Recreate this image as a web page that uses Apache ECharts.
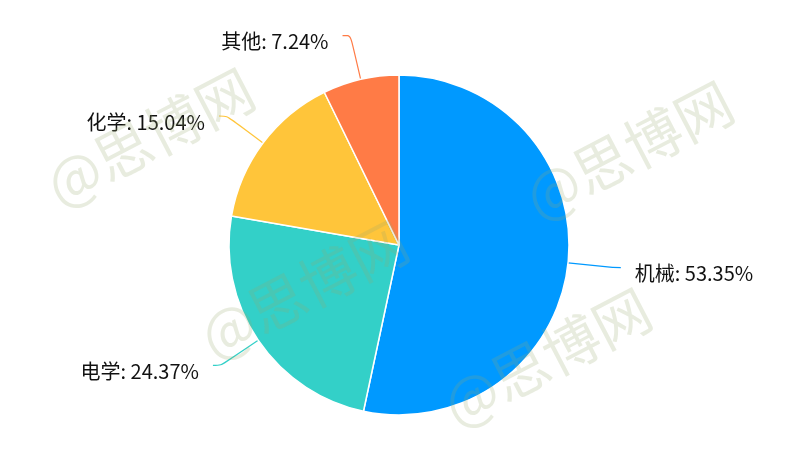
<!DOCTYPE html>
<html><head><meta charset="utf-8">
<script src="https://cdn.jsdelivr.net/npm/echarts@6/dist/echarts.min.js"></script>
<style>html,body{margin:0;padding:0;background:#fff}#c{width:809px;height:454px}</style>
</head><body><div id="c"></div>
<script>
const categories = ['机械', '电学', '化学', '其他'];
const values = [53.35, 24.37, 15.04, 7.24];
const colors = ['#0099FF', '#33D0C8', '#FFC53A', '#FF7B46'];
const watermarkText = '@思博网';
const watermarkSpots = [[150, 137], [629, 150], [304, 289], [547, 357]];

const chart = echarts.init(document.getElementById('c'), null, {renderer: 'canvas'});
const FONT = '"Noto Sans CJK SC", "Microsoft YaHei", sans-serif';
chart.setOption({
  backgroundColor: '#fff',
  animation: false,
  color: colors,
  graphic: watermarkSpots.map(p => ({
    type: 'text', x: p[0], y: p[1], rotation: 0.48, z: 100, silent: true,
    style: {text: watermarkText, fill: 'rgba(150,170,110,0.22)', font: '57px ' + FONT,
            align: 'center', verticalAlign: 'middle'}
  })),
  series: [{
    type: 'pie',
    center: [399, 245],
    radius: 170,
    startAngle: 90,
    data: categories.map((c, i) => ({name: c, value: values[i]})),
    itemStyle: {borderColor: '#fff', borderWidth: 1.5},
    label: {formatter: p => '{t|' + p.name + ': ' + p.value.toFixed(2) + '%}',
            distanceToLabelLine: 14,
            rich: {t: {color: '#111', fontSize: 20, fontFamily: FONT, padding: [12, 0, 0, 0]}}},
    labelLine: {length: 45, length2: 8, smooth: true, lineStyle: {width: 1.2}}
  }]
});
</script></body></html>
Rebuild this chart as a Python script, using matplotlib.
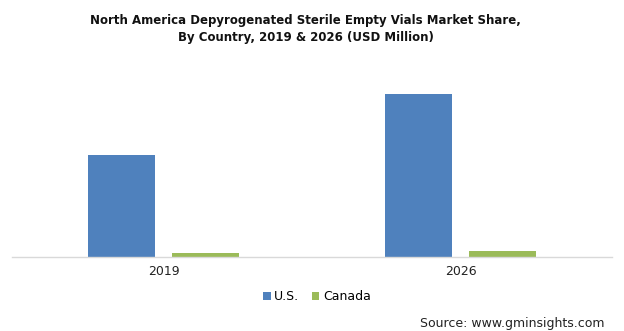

┄┄┄┄┄┄

◆ YOUR INSTRUCTIONS
Each line of the data is to be duplicated exactly; pictures stay out of the copy.

◆ OUTPUT OF THE EXERCISE
Recreate this image as a web page that uses Apache ECharts.
<!DOCTYPE html>
<html><head><meta charset="utf-8">
<script src="https://cdn.jsdelivr.net/npm/echarts@6/dist/echarts.min.js"></script>
<style>html,body{margin:0;padding:0;background:#fff}#c{width:809px;height:454px}</style>
</head><body><div id="c"></div>
<script>
const categories = ['机械', '电学', '化学', '其他'];
const values = [53.35, 24.37, 15.04, 7.24];
const colors = ['#0099FF', '#33D0C8', '#FFC53A', '#FF7B46'];
const watermarkText = '@思博网';
const watermarkSpots = [[150, 137], [629, 150], [304, 289], [547, 357]];

const chart = echarts.init(document.getElementById('c'), null, {renderer: 'canvas'});
const FONT = '"Noto Sans CJK SC", "Microsoft YaHei", sans-serif';
chart.setOption({
  backgroundColor: '#fff',
  animation: false,
  color: colors,
  graphic: watermarkSpots.map(p => ({
    type: 'text', x: p[0], y: p[1], rotation: 0.48, z: 100, silent: true,
    style: {text: watermarkText, fill: 'rgba(150,170,110,0.22)', font: '57px ' + FONT,
            align: 'center', verticalAlign: 'middle'}
  })),
  series: [{
    type: 'pie',
    center: [399, 245],
    radius: 170,
    startAngle: 90,
    data: categories.map((c, i) => ({name: c, value: values[i]})),
    itemStyle: {borderColor: '#fff', borderWidth: 1.5},
    label: {formatter: p => '{t|' + p.name + ': ' + p.value.toFixed(2) + '%}',
            distanceToLabelLine: 14,
            rich: {t: {color: '#111', fontSize: 20, fontFamily: FONT, padding: [12, 0, 0, 0]}}},
    labelLine: {length: 45, length2: 8, smooth: true, lineStyle: {width: 1.2}}
  }]
});
</script></body></html>
Rebuild this chart as a Python script, using matplotlib.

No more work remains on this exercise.